“Ser Culto para ser Livre” (José Marti)
(*) Rinaldo Barros
A conversa de hoje nasce ante a absurda interdição de dois teatros, na capital da terra de Poti: o Teatro de Cultura Popular e o centenário Teatro Alberto Maranhão. Teatros – patrimônios culturais e históricos – interditados por falta de segurança, por irresponsável ausência de manutenção. “Oh! Tempora, oh! Mores! ”
Desconfio que o crime tem como pecado original a ignorância de alguns dirigentes sobre o estreito vínculo entre a vida cultural e o processo de Desenvolvimento sustentável. Senão, vejamos.
Qualidade de vida não é um bem durável que possa ser estocado para consumo futuro. Nem uma conquista definitiva da sociedade. Trata-se, antes de tudo, de um bem público altamente perecível, que se deteriora ao menor descuido.

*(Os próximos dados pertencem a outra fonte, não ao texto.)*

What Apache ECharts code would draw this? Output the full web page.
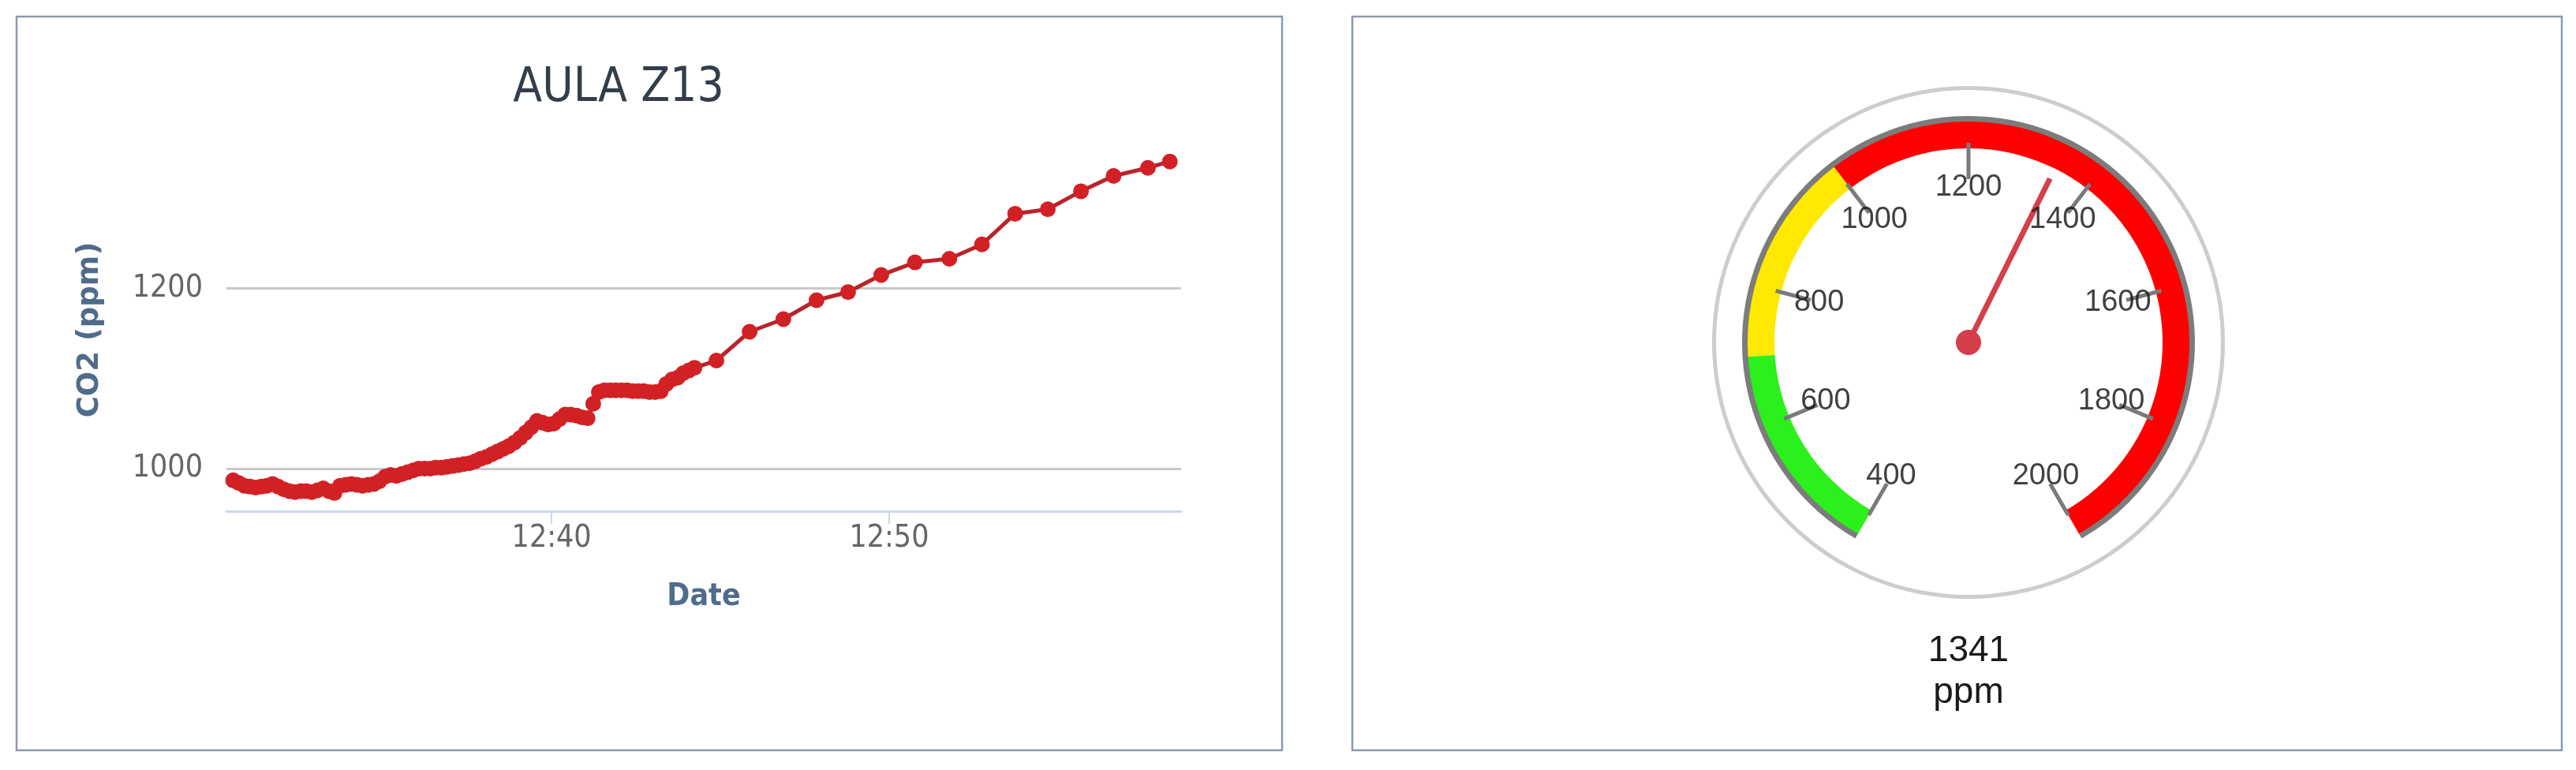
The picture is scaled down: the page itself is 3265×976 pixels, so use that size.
<!DOCTYPE html>
<html>
<head>
<meta charset="utf-8">
<title>AULA Z13 - CO2</title>
<script src="https://cdn.jsdelivr.net/npm/echarts@6/dist/echarts.min.js"></script>
<style>
  html, body { margin: 0; padding: 0; background: #ffffff; }
  #chart { width: 3265px; height: 976px; }
</style>
</head>
<body>
<div id="chart"></div>
<script>
// readings of the sensor
var day = '2021-10-20 ';
var times = [
	'12:30:34','12:30:44','12:30:54','12:31:04','12:31:14','12:31:24','12:31:34','12:31:44','12:31:54','12:32:04',
	'12:32:14','12:32:24','12:32:34','12:32:44','12:32:54','12:33:04','12:33:14','12:33:24','12:33:34','12:33:44',
	'12:33:54','12:34:04','12:34:14','12:34:24','12:34:34','12:34:44','12:34:54','12:35:04','12:35:14','12:35:24',
	'12:35:34','12:35:44','12:35:54','12:36:04','12:36:14','12:36:24','12:36:34','12:36:44','12:36:54','12:37:04',
	'12:37:14','12:37:24','12:37:34','12:37:44','12:37:54','12:38:04','12:38:14','12:38:24','12:38:34','12:38:44',
	'12:38:54','12:39:04','12:39:14','12:39:24','12:39:34','12:39:44','12:39:54','12:40:04','12:40:14','12:40:24',
	'12:40:34','12:40:44','12:40:54','12:41:04','12:41:14','12:41:24','12:41:34','12:41:44','12:41:54','12:42:04',
	'12:42:14','12:42:24','12:42:34','12:42:44','12:42:54','12:43:04','12:43:14','12:43:24','12:43:34','12:43:44',
	'12:43:54','12:44:04','12:44:14',
	'12:44:53','12:45:52','12:46:52','12:47:51','12:48:47','12:49:46','12:50:46','12:51:47','12:52:45','12:53:44',
	'12:54:42','12:55:41','12:56:39','12:57:40','12:58:19'
];
var co2 = [
	987, 984, 981, 980, 979, 980, 981, 983, 980, 977,
	975, 974, 975, 975, 974, 976, 978, 975, 973, 981,
	982, 983, 982, 981, 982, 983, 986, 991, 993, 992,
	994, 996, 998, 1000, 1000, 1000, 1001, 1001, 1002, 1003,
	1004, 1005, 1006, 1008, 1011, 1013, 1016, 1019, 1022, 1025,
	1029, 1034, 1040, 1046, 1053, 1051, 1049, 1050, 1055, 1060,
	1060, 1059, 1057, 1056, 1072, 1085, 1087, 1087, 1087, 1087,
	1087, 1086, 1086, 1086, 1085, 1085, 1086, 1094, 1099, 1101,
	1106, 1109, 1112,
	1120, 1152, 1166, 1187, 1196, 1215, 1229, 1233, 1249, 1283,
	1288, 1308, 1325, 1334, 1341
];
var xRange = ['12:30:22', '12:58:39'];
var xTicks = ['12:40:00', '12:50:00'];
var yRange = [952.7, 1371.4];
var yTicks = [1000, 1200];

// gauge
var gaugeValue = 1341;
var gaugeMin = 400;
var gaugeMax = 2000;
var gaugeTicks = [400, 600, 800, 1000, 1200, 1400, 1600, 1800, 2000];
var bands = [[700, '#2bf01b'], [1000, '#ffe900'], [2000, '#ff0000']];

function ts(t) {
	return echarts.time.parse(day + t).getTime();
}

var seriesData = [];
for (var i = 0; i < times.length; i++) {
	seriesData.push([ts(times[i]), co2[i]]);
}
var xTickValues = xTicks.map(ts);

var bandColors = bands.map(function (b) {
	return [(b[0] - gaugeMin) / (gaugeMax - gaugeMin), b[1]];
});

var condensed = '"DejaVu Sans Condensed", "Liberation Sans Narrow", Roboto, sans-serif';
var gaugeCenter = [2495, 434];
var gaugeSweep = 300; // degrees, from 240 to -60

var option = {
	animation: false,
	backgroundColor: '#ffffff',
	graphic: [
		{ type: 'rect', shape: { x: 21, y: 21, width: 1604, height: 930 },
		  style: { fill: 'none', stroke: '#8a9aae', lineWidth: 2.5 }, silent: true },
		{ type: 'rect', shape: { x: 1714, y: 21, width: 1533, height: 930 },
		  style: { fill: 'none', stroke: '#8a9aae', lineWidth: 2.5 }, silent: true }
	],
	title: {
		text: 'AULA Z13',
		left: 779,
		top: 77,
		textAlign: 'center',
		textStyle: {
			fontFamily: condensed,
			fontWeight: 'normal',
			fontSize: 60,
			color: '#333e4a'
		}
	},
	grid: { left: 287, right: 1768, top: 170, bottom: 328 },
	xAxis: {
		type: 'time',
		min: ts(xRange[0]),
		max: ts(xRange[1]),
		name: 'Date',
		nameLocation: 'middle',
		nameGap: 89,
		nameTextStyle: {
			fontFamily: condensed,
			fontWeight: 'bold',
			fontSize: 39,
			color: '#506c8c'
		},
		axisLine: { lineStyle: { color: '#ccd6eb', width: 3 } },
		axisTick: { show: true, customValues: xTickValues, length: 16, lineStyle: { color: '#ccd6eb', width: 2 } },
		splitLine: { show: false },
		axisLabel: {
			customValues: xTickValues,
			formatter: '{HH}:{mm}',
			margin: 15,
			fontFamily: condensed,
			fontSize: 39,
			color: '#666666'
		}
	},
	yAxis: {
		type: 'value',
		min: yRange[0],
		max: yRange[1],
		name: 'CO2 (ppm)',
		nameLocation: 'middle',
		nameGap: 154,
		nameTextStyle: {
			fontFamily: '"DejaVu Sans", sans-serif',
			fontWeight: 'bold',
			fontSize: 37,
			color: '#506c8c',
			padding: [0, 18, 0, 0]
		},
		axisLine: { show: false },
		axisTick: { show: false, customValues: yTicks },
		splitLine: { show: true, lineStyle: { color: '#c9c9c9', width: 3 } },
		axisLabel: {
			customValues: yTicks,
			formatter: function (v) { return String(v); },
			margin: 30,
			fontFamily: condensed,
			fontSize: 39,
			color: '#666666'
		}
	},
	polar: { center: gaugeCenter, radius: 286 },
	angleAxis: {
		type: 'value',
		min: gaugeMin,
		max: gaugeMin + (gaugeMax - gaugeMin) * 360 / gaugeSweep,
		startAngle: 240,
		clockwise: true,
		axisLine: { show: false }, axisTick: { show: false },
		axisLabel: { show: false }, splitLine: { show: false }
	},
	radiusAxis: {
		type: 'value', min: 0, max: 286,
		axisLine: { show: false }, axisTick: { show: false },
		axisLabel: { show: false }, splitLine: { show: false }
	},
	series: [
		{
			name: 'CO2',
			type: 'line',
			data: seriesData,
			symbol: 'circle',
			symbolSize: 20,
			showSymbol: true,
			lineStyle: { color: '#b8242a', width: 5 },
			itemStyle: { color: '#d22125' },
			z: 3
		},
		{	// outer light ring
			type: 'gauge',
			center: gaugeCenter,
			radius: 325,
			startAngle: 90,
			endAngle: -270,
			axisLine: { lineStyle: { width: 5, color: [[1, '#cdcdcd']] } },
			splitLine: { show: false }, axisTick: { show: false }, axisLabel: { show: false },
			pointer: { show: false }, anchor: { show: false }, title: { show: false }, detail: { show: false },
			data: [{ value: 0 }]
		},
		{	// grey rim on the outside of the band
			type: 'gauge',
			center: gaugeCenter,
			radius: 287,
			startAngle: 240,
			endAngle: -60,
			min: gaugeMin,
			max: gaugeMax,
			axisLine: { lineStyle: { width: 8, color: [[1, '#7c7c7c']] } },
			splitLine: { show: false }, axisTick: { show: false }, axisLabel: { show: false },
			pointer: { show: false }, anchor: { show: false }, title: { show: false }, detail: { show: false },
			data: [{ value: gaugeValue }]
		},
		{
			name: 'CO2 now',
			type: 'gauge',
			center: gaugeCenter,
			radius: 280,
			startAngle: 240,
			endAngle: -60,
			min: gaugeMin,
			max: gaugeMax,
			splitNumber: gaugeTicks.length - 1,
			axisLine: { lineStyle: { width: 34, color: bandColors } },
			splitLine: { show: true, distance: -7, length: 46, lineStyle: { color: '#7a7a7a', width: 5 } },
			axisTick: { show: false },
			axisLabel: { show: false },
			pointer: {
				show: true,
				icon: 'rect',
				length: 232,
				width: 7,
				itemStyle: { color: '#d43f4a' }
			},
			anchor: {
				show: true,
				showAbove: true,
				size: 32,
				itemStyle: { color: '#d43f4a' }
			},
			title: { show: false },
			detail: {
				show: true,
				offsetCenter: [0, 418],
				formatter: '{value}\nppm',
				fontFamily: '"Liberation Sans", Arial, sans-serif',
				fontWeight: 'normal',
				fontSize: 46,
				lineHeight: 53,
				color: '#1a1a1a'
			},
			data: [{ value: gaugeValue }]
		},
		{	// gauge scale labels, placed through a polar scale
			type: 'scatter',
			coordinateSystem: 'polar',
			symbolSize: 1,
			itemStyle: { color: 'rgba(0,0,0,0)' },
			data: gaugeTicks.map(function (v) { return [196, v]; }),
			label: {
				show: true,
				position: 'inside',
				formatter: function (p) { return p.value[1]; },
				fontFamily: '"Liberation Sans", Arial, sans-serif',
				fontSize: 38,
				color: '#111111'
			},
			silent: true,
			z: 5
		}
	]
};

var myChart = echarts.init(document.getElementById('chart'));
myChart.setOption(option);
</script>
</body>
</html>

Os bens públicos têm como características básicas: a não-exclusividade e a não-rivalidade. Nenhuma pessoa pode ser privada ou excluída de usufruí-los. Se a qualidade de vida tem essa natureza de bem público, então deve ser garantida igualmente a todos.
Natal é uma das cidades que oferece (ainda) boa qualidade de vida aos seus habitantes. Mas apenas uma parte dos natalenses (a menor) desfruta hoje dessas condições privilegiadas que se aproximam dos padrões do Primeiro Mundo.
No entanto, nossa cidade continua reproduzindo o mesmo quadro de profundas desigualdades que divide o Brasil. São abundantes os estudos acadêmicos que acentuam o caráter dual da sociedade brasileira, virtualmente cindida em duas nações: uma muito rica, formada por uma minoria com padrões de consumo altamente sofisticados; outra muito pobre, que reúne a maioria da população, excluída dos benefícios do desenvolvimento e do consumo dos bens básicos da cidadania.
Nas últimas décadas, Natal experimentou um processo de acelerado desenvolvimento. No entanto, ao lado das inegáveis realizações urbanísticas desse período, é preciso reconhecer que ainda é preciso avançar muito mais na área sócio-cultural.
A prioridade dos governos municipal e estadual deveria ser a universalização de bens e serviços sociais de qualidade (planejamento, cidade limpa, qualificação profissional, saúde, educação, tecnologia, transporte público de massa, esporte, lazer e muito investimento no fortalecimento da identidade cultural de nossa gente).
Significa, em outras palavras, ter como meta assegurar a todos o padrão de qualidade de vida que hoje é desfrutado pela classe média alta e pela elite.
A atual modernidade excludente levará inevitavelmente ao esgarçamento dos vínculos de solidariedade e ao recrudescimento da violência urbana, sintomas que já estão evidentes em todos os quadrantes do nosso país.
O outro caminho que Natal pode (e deve) escolher, para ingressar – de fato – no Terceiro Milênio, pressupõe uma “nova forma de modernização”, que tenha como seu objetivo central o fim da exclusão social, econômica, política e, principalmente, cultural, integrando sua população em uma única sociedade.
Essa opção implica em reinventar a própria idéia de modernidade.
Sob esta nova ótica, modernidade será, por exemplo, levar saneamento básico para todos os domicílios de Natal que ainda não dispõem de rede de esgoto nem tratamento sanitário, assistir aos milhares de crianças e adolescentes que ainda se encontram em condições de risco, disseminar a prática da solidariedade e da Cultura da Paz em todos os segmentos e combater a exclusão por todos os meios.
Entretanto, não se trata de uma escolha qualquer que possa ser feita sem maior responsabilidade cívica.
Sem menosprezar o que já foi conquistado, advogamos que, para não sacrificar estas conquistas, é preciso ampliá-las de tal forma que toda sociedade seja beneficiada.
A universalização das condições mínimas de bem-estar é o desafio que Natal e o Rio Grande do Norte têm no presente e do qual depende o seu futuro. Neste desafio, é preciso compreender a importância fundamental da dimensão cultural para a construção da cidadania.
Permitir a interdição de teatros é não compreender que Cultura é a alma da cidade, a alma do povo; é cometer um crime de lesa-humanidade, a ser punido com o esmagamento do nosso futuro.